This is Peanut Butter Brickle. We left that Disney campground place yesterday. And I have to admit, I had a few tears in my eyes. Or maybe that was bacon grease.
In any which way, I didn’t expect to have so much fun there. I didn’t expect that me having fun would cheer up the persons. And I didn’t expect to forget sadness and missing my brother Digby for just a few moments. I felt a little guilty about having fun at first. Especially at the dog park there.
But when another dog that reminded me of Digby came in the park, my sadness came back.
I realized that I missed him more than I even thought. I realized that this is going to take a long time to feel even a little better to the point I can talk about Digby with a smile instead of tears. The persons tell me that there will be bad days and not so bad days. They tell me that missing him will be the norm now. And I don’t know what to do with that.
At the beginning of our travels, I wouldn’t even have cared about that Disney campground place. But I have changed. And well, things hit different now. I like attractions. Stuff to see in addition to hiking. I like feeling like I am more of a part of what persons do. I don’t know why I have changed but the persons say that’s ok.

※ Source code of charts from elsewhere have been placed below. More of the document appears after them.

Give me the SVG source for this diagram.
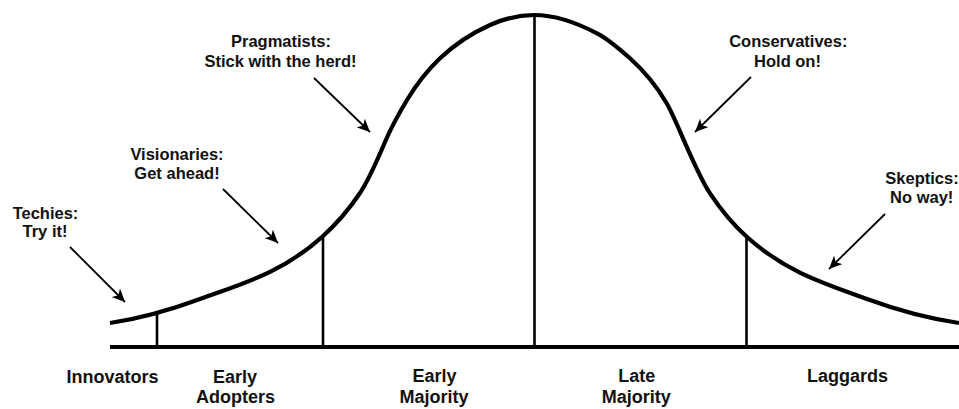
<svg xmlns="http://www.w3.org/2000/svg" width="959" height="409" viewBox="0 0 959 409">
<style>
  .lbl { font-family: "Liberation Sans", Arial, sans-serif; font-weight: bold; font-size: 16.5px; fill: #111; text-anchor: middle; }
  .cat { font-family: "Liberation Sans", Arial, sans-serif; font-weight: bold; font-size: 18px; fill: #111; text-anchor: middle; }
  .curve { fill: none; stroke: #000; stroke-width: 4.2; stroke-linecap: butt; stroke-linejoin: round; }
  .div { stroke: #000; stroke-width: 2.6; }
  .base { stroke: #000; stroke-width: 4.2; }
  .arr { stroke: #000; stroke-width: 1.8; fill: none; marker-end: url(#ah); }
</style>
<defs>
  <marker id="ah" markerUnits="userSpaceOnUse" markerWidth="14" markerHeight="12" viewBox="0 0 14 12" refX="13" refY="6" orient="auto">
    <path d="M0,0 L13,6 L0,12 L3.5,6 Z" fill="#000"/>
  </marker>
</defs>
<rect width="959" height="409" fill="#fff"/>
<g id="connectors">
  <path class="curve" d="M110,323 C140,318.5 170,310.1 200,299 C240.7,284 281.3,273.6 322,237 C334.7,225.6 347.3,212 360,193 C368.3,180.5 376.7,161.6 385,142 C392.3,124.8 399.7,112.1 407,100 C418,81.8 429,68.8 440,58.3 C456.7,42.5 473.3,32.5 490,25 C504.7,18.4 519.3,15 534.5,15 C555,15 576,22.4 597,33.3 C608,39 619,48.4 630,58.3 C642.2,69.3 654.5,82.5 666.7,103.3 C673.4,115.3 680,131.7 686.7,146.7 C694.5,164.2 702.2,181.6 710,193.3 C722.3,211.8 734.7,225.9 747,237 C787,273 827,284.2 867,299 C897.7,310.3 928.3,318.4 959,323"/>
  <line class="base" x1="110" y1="347" x2="959" y2="347"/>
  <line class="div" x1="157" y1="314" x2="157" y2="347"/>
  <line class="div" x1="323" y1="236" x2="323" y2="347"/>
  <line class="div" x1="534.5" y1="13" x2="534.5" y2="347"/>
  <line class="div" x1="746.5" y1="236" x2="746.5" y2="347"/>
  <line class="arr" x1="70" y1="247" x2="125" y2="302"/>
  <line class="arr" x1="223" y1="189" x2="278" y2="243"/>
  <line class="arr" x1="314" y1="78" x2="370" y2="132"/>
  <line class="arr" x1="751" y1="77" x2="695" y2="132"/>
  <line class="arr" x1="885" y1="214" x2="829" y2="269"/>
</g>
<g id="techies">
  <text class="lbl" x="45.5" y="218.5">Techies:</text>
  <text class="lbl" x="45" y="237">Try it!</text>
</g>
<g id="visionaries">
  <text class="lbl" x="177" y="159.5">Visionaries:</text>
  <text class="lbl" x="177" y="178.5">Get ahead!</text>
</g>
<g id="pragmatists">
  <text class="lbl" x="281" y="46.7">Pragmatists:</text>
  <text class="lbl" x="280.5" y="66.5">Stick with the herd!</text>
</g>
<g id="conservatives">
  <text class="lbl" x="788.3" y="46.7">Conservatives:</text>
  <text class="lbl" x="787.5" y="66.5">Hold on!</text>
</g>
<g id="skeptics">
  <text class="lbl" x="922" y="184">Skeptics:</text>
  <text class="lbl" x="921.7" y="202.5">No way!</text>
</g>
<g id="innovators">
  <text class="cat" x="112.5" y="382.5">Innovators</text>
</g>
<g id="early-adopters">
  <text class="cat" x="235" y="382.5">Early</text>
  <text class="cat" x="235.5" y="403.3">Adopters</text>
</g>
<g id="early-majority">
  <text class="cat" x="434.5" y="382">Early</text>
  <text class="cat" x="434" y="403.3">Majority</text>
</g>
<g id="late-majority">
  <text class="cat" x="636.8" y="382">Late</text>
  <text class="cat" x="636.2" y="403.3">Majority</text>
</g>
<g id="laggards">
  <text class="cat" x="847.5" y="382">Laggards</text>
</g>
</svg>
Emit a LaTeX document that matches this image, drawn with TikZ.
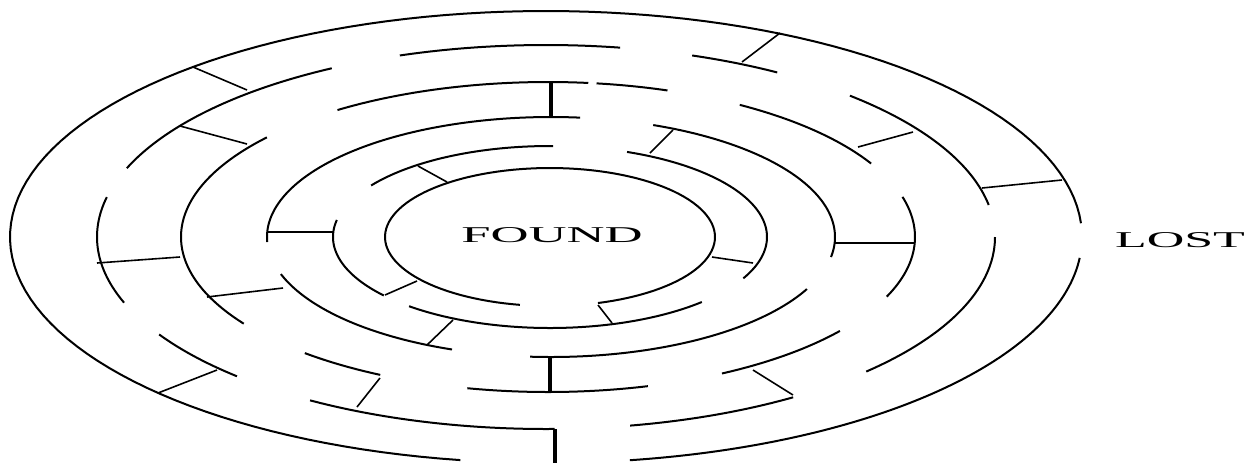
\documentclass[tikz,border=0pt]{standalone}
\usepackage{graphicx}
\usepackage{fontspec}
\setmainfont{Liberation Serif}
\newcommand\mzarc[5]{\draw[mzring] plot[domain=#4:#5,samples=120] ({#1+#2*cos(\x)},{237+#3*sin(\x)});}
\begin{document}
\begin{tikzpicture}[x=0.5pt,y=-0.5pt,
  mzring/.style={line width=1pt},
  mzwall/.style={line width=0.8pt},
  mzbar/.style={line width=2pt},
  mzlabel/.style={inner sep=0pt, font=\fontsize{11.3}{12}\selectfont}]
\fill[white] (0,0) rectangle (1255,463);
\useasboundingbox (0,0) rectangle (1255,463);
% ring 1 (outer)
\mzarc{546}{536}{226}{5.3}{81}
\mzarc{546}{536}{226}{99.2}{356.5}
% ring 2
\mzarc{546}{449}{192}{201}{241.5}
\mzarc{546}{449}{192}{251}{279.5}
\mzarc{546}{449}{192}{289}{301}
\mzarc{546}{449}{192}{312.6}{350.4}
\mzarc{546}{449}{192}{0}{44.5}
\mzarc{546}{449}{192}{56.6}{79.2}
\mzarc{546}{449}{192}{88.9}{121.7}
\mzarc{546}{449}{192}{133.5}{149.5}
\mzarc{546}{449}{192}{160}{192}
% ring 3
\mzarc{548}{367}{155}{146}{220}
\mzarc{548}{367}{155}{235}{276.3}
\mzarc{548}{367}{155}{277.6}{289}
\mzarc{548}{367}{155}{301.5}{331.7}
\mzarc{548}{367}{155}{-15}{22.6}
\mzarc{548}{367}{155}{37.3}{61.7}
\mzarc{548}{367}{155}{74.2}{102.7}
\mzarc{548}{367}{155}{117.2}{131.5}
% ring 4
\mzarc{551}{284}{120}{177.6}{275.9}
\mzarc{551}{284}{120}{291.1}{369.6}
\mzarc{551}{284}{120}{25.7}{94.2}
\mzarc{551}{284}{120}{110.4}{162}
% ring 5
\mzarc{550}{217}{91}{140}{190.8}
\mzarc{550}{217}{91}{214.5}{270.8}
\mzarc{550}{217}{91}{290.8}{387}
\mzarc{550}{217}{91}{45.6}{130.5}
% ring 6 (FOUND)
\mzarc{550}{165}{69}{100.5}{433.1}
% walls ring1-ring2
\draw[mzwall] (193,67) -- (247,90);
\draw[mzwall] (780,33) -- (742,62);
\draw[mzwall] (1062,180) -- (982,188);
\draw[mzwall] (158,393) -- (217,370);
\draw[mzbar] (555,429) -- (555,463);
% walls ring2-ring3
\draw[mzwall] (180,126) -- (247,144);
\draw[mzwall] (97,263) -- (180,257);
\draw[mzwall] (357,407) -- (380,378);
\draw[mzwall] (793,395) -- (753,370);
\draw[mzwall] (913,132) -- (858,147);
% walls ring3-ring4
\draw[mzwall] (207,297) -- (283,288);
\draw[mzwall] (835,243) -- (915,243);
\draw[mzbar] (550,358) -- (550,393);
\draw[mzbar] (551,82) -- (551,117);
% walls ring4-ring5
\draw[mzwall] (267,232) -- (333,232);
\draw[mzwall] (673,130) -- (650,153);
\draw[mzwall] (453,320) -- (427,345);
% walls ring5-ring6
\draw[mzwall] (418,166) -- (447,182);
\draw[mzwall] (385,295) -- (417,281);
\draw[mzwall] (612,323) -- (598,305);
\draw[mzwall] (753,263) -- (712,257);
% labels
\node[mzlabel] (found) at (552,235) {\scalebox{2.33}[1]{FOUND}};
\node[mzlabel] (lost) at (1180,240) {\scalebox{2.3}[1]{LOST}};
\end{tikzpicture}
\end{document}
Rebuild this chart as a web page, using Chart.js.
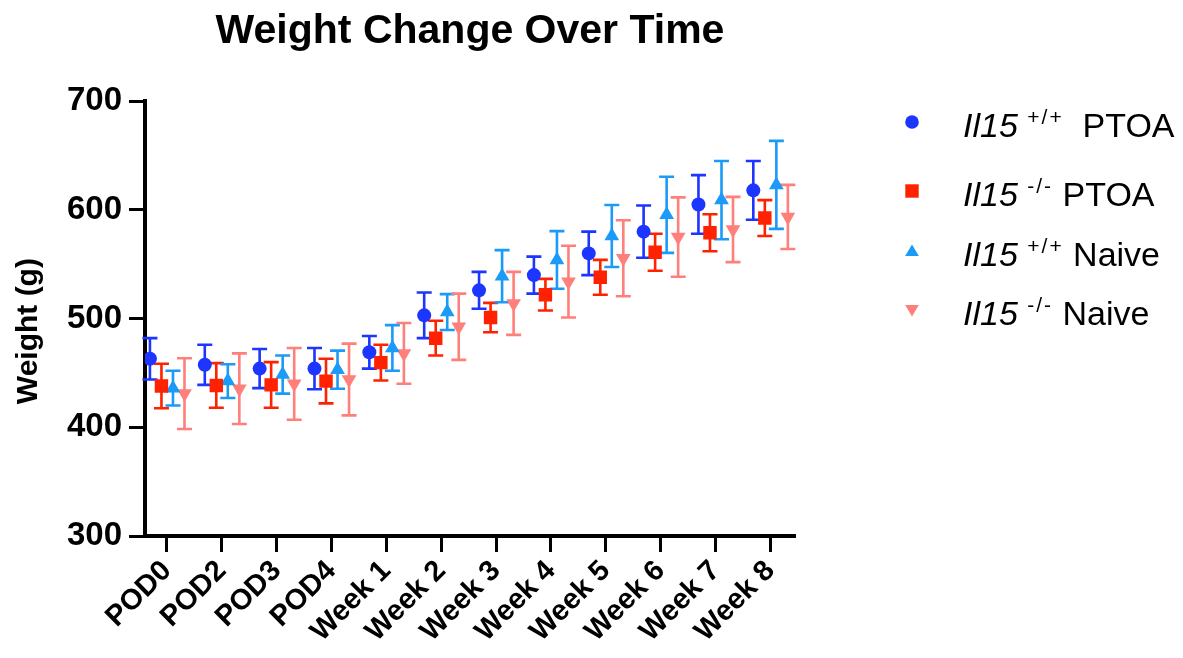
<!DOCTYPE html>
<html>
<head>
<meta charset="utf-8">
<title>Weight Change Over Time</title>
<script src="https://cdn.jsdelivr.net/npm/chart.js@4.4.1/dist/chart.umd.min.js"></script>
<style>
  html, body { margin: 0; padding: 0; background: #fff; }
  #wrap { position: relative; width: 1183px; height: 658px; }
  #legend { font-family: "Liberation Sans", Arial, Helvetica, sans-serif; font-size: 34px; color: #000; }
  .row { position: absolute; left: 896px; height: 34px; line-height: 34px; white-space: nowrap; }
  .row svg { position: absolute; left: 0; top: -2px; }
  .row .t { position: absolute; left: 67px; top: 0; }
  .row i { font-style: italic; }
  .row sup { font-size: 21px; letter-spacing: 2px; vertical-align: 0; position: relative; top: -13px; }
</style>
</head>
<body>
<div id="wrap">
  <canvas id="chart" width="1183" height="658"></canvas>
  <div id="legend">
    <div class="row" style="top:108px">
      <svg width="32" height="32"><circle cx="16" cy="16" r="6.8" fill="#1c35ff"/></svg>
      <span class="t"><i>Il15</i> <sup>+/+</sup>&nbsp; PTOA</span>
    </div>
    <div class="row" style="top:177px">
      <svg width="32" height="32"><rect x="9.3" y="9.3" width="13.4" height="13.4" fill="#ff2200"/></svg>
      <span class="t"><i>Il15</i> <sup>-/-</sup> PTOA</span>
    </div>
    <div class="row" style="top:237px">
      <svg width="32" height="32"><polygon points="16,9.5 22.8,21 9.2,21" fill="#1b9af7"/></svg>
      <span class="t"><i>Il15</i> <sup>+/+</sup> Naive</span>
    </div>
    <div class="row" style="top:296px">
      <svg width="32" height="32"><polygon points="9.2,11 22.8,11 16,22.5" fill="#ff7f7a"/></svg>
      <span class="t"><i>Il15</i> <sup>-/-</sup> Naive</span>
    </div>
  </div>
</div>
<script>
const FONT = '"Liberation Sans", Arial, Helvetica, sans-serif';

// Time points
const CATEGORIES = ['POD0', 'POD2', 'POD3', 'POD4', 'Week 1', 'Week 2',
                    'Week 3', 'Week 4', 'Week 5', 'Week 6', 'Week 7', 'Week 8'];

// Mean weight (g) and error (+/-) per group
const WT_PTOA_MEAN  = [463, 457.5, 454, 454, 469, 503, 526, 540, 560, 580, 605, 618];
const WT_PTOA_ERR   = [19, 18.5, 18, 19, 15, 21, 17, 17, 20, 24, 27, 27];

const KO_PTOA_MEAN  = [438, 438.5, 439, 442.5, 459.5, 482, 501, 522, 538, 561, 579, 592.5];
const KO_PTOA_ERR   = [20.5, 20.5, 21, 20.5, 16.5, 16, 13.5, 14.5, 16, 17, 17, 16.5];

const WT_NAIVE_MEAN = [436, 442.5, 448.5, 453, 473, 506, 539, 554, 576, 595.5, 609, 623];
const WT_NAIVE_ERR  = [16, 15.5, 17.5, 17.5, 21, 16.5, 24, 26.5, 28.5, 35, 36, 40.5];

const KO_NAIVE_MEAN = [431, 435.5, 440, 444, 468, 492.5, 514, 534, 555.5, 575, 582, 593.5];
const KO_NAIVE_ERR  = [32.5, 32.5, 33, 33, 28, 30.5, 29, 33, 35, 36.5, 30, 29.5];

const Y_TICKS = [300, 400, 500, 600, 700];

// horizontal dodge of each group inside a time point (in category units)
const DODGE = [-0.31, -0.1, 0.11, 0.32];
const CAP = 7.5;

const groups = [
    { label: 'Il15 +/+ PTOA',  mean: WT_PTOA_MEAN,  err: WT_PTOA_ERR,  color: '#1c35ff', style: 'circle',   radius: 7,   rotation: 0 },
    { label: 'Il15 -/- PTOA',  mean: KO_PTOA_MEAN,  err: KO_PTOA_ERR,  color: '#ff2200', style: 'rect',     radius: 9.5, rotation: 0 },
    { label: 'Il15 +/+ Naive', mean: WT_NAIVE_MEAN, err: WT_NAIVE_ERR, color: '#1b9af7', style: 'triangle', radius: 8.5, rotation: 0 },
    { label: 'Il15 -/- Naive', mean: KO_NAIVE_MEAN, err: KO_NAIVE_ERR, color: '#ff7f7a', style: 'triangle', radius: 8.5, rotation: 180 }
];

const datasets = groups.map((g, k) => ({
    label: g.label,
    data: CATEGORIES.map((c, i) => ({ x: i + DODGE[k], y: g.mean[i], err: g.err[i] })),
    backgroundColor: g.color,
    borderColor: g.color,
    borderWidth: 0,
    pointStyle: g.style,
    pointRadius: g.radius,
    rotation: g.rotation,
    showLine: false
}));

// error bars drawn under the markers
const errorBars = {
    id: 'errorBars',
    beforeDatasetsDraw(chart) {
        const { ctx, scales: { x, y } } = chart;
        ctx.save();
        ctx.lineWidth = 2.6;
        chart.data.datasets.forEach(ds => {
            ctx.strokeStyle = ds.borderColor;
            ds.data.forEach(p => {
                const px = x.getPixelForValue(p.x);
                const top = y.getPixelForValue(p.y + p.err);
                const bot = y.getPixelForValue(p.y - p.err);
                ctx.beginPath();
                ctx.moveTo(px, top); ctx.lineTo(px, bot);
                ctx.moveTo(px - CAP, top); ctx.lineTo(px + CAP, top);
                ctx.moveTo(px - CAP, bot); ctx.lineTo(px + CAP, bot);
                ctx.stroke();
            });
        });
        ctx.restore();
    }
};

new Chart(document.getElementById('chart'), {
    type: 'scatter',
    data: { datasets: datasets },
    plugins: [errorBars],
    options: {
        responsive: false,
        animation: false,
        devicePixelRatio: 1,
        layout: { padding: { left: 0, right: 388, top: 0, bottom: 0 } },
        plugins: {
            legend: { display: false },
            tooltip: { enabled: false },
            title: {
                display: true,
                text: 'Weight Change Over Time',
                fullSize: false,
                color: '#000',
                font: { family: FONT, size: 41, weight: 'bold' },
                padding: { top: 7, bottom: 45 }
            }
        },
        scales: {
            x: {
                type: 'linear',
                min: -0.4,
                max: 11.45,
                afterBuildTicks: s => { s.ticks = CATEGORIES.map((c, i) => ({ value: i })); },
                afterFit: s => { s.height = 122; },
                grid: { drawOnChartArea: false, tickLength: 16, tickWidth: 3, tickColor: '#000' },
                border: { color: '#000', width: 4 },
                ticks: {
                    autoSkip: false,
                    minRotation: 45,
                    maxRotation: 45,
                    padding: 2,
                    color: '#000',
                    font: { family: FONT, size: 29, weight: 'bold' },
                    callback: v => CATEGORIES[v]
                }
            },
            y: {
                min: 300,
                max: 700,
                afterBuildTicks: s => { s.ticks = Y_TICKS.map(v => ({ value: v })); },
                afterFit: s => { s.width = 145; },
                grid: { drawOnChartArea: false, tickLength: 16, tickWidth: 3, tickColor: '#000' },
                border: { color: '#000', width: 4 },
                ticks: {
                    padding: 7,
                    color: '#000',
                    font: { family: FONT, size: 33, weight: 'bold' }
                },
                title: {
                    display: true,
                    text: 'Weight (g)   ',
                    color: '#000',
                    font: { family: FONT, size: 30, weight: 'bold' },
                    padding: { top: 11, bottom: 0 }
                }
            }
        }
    }
});
</script>
</body>
</html>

All of us have likes and dislikes. And maybe when we are around our family we forget our individuality sometimes.
Digby and I were so close that it was hard to tell what each of us liked.
But now, my personality is becoming more dependent on me. Things are hitting different right now. But that’s because life is different right now.
When things change, and we change, even because of circumstances out of our control, we may be sad. And that’s ok. But try to see the different parts of your personality. Your you.
Open your mind to what you truly like even if you surprise yourself. Like me.
I’ll miss Disney. But I know we will be back. And the persons say they are going to find me brand new things to try. And that’s something I can look forward to.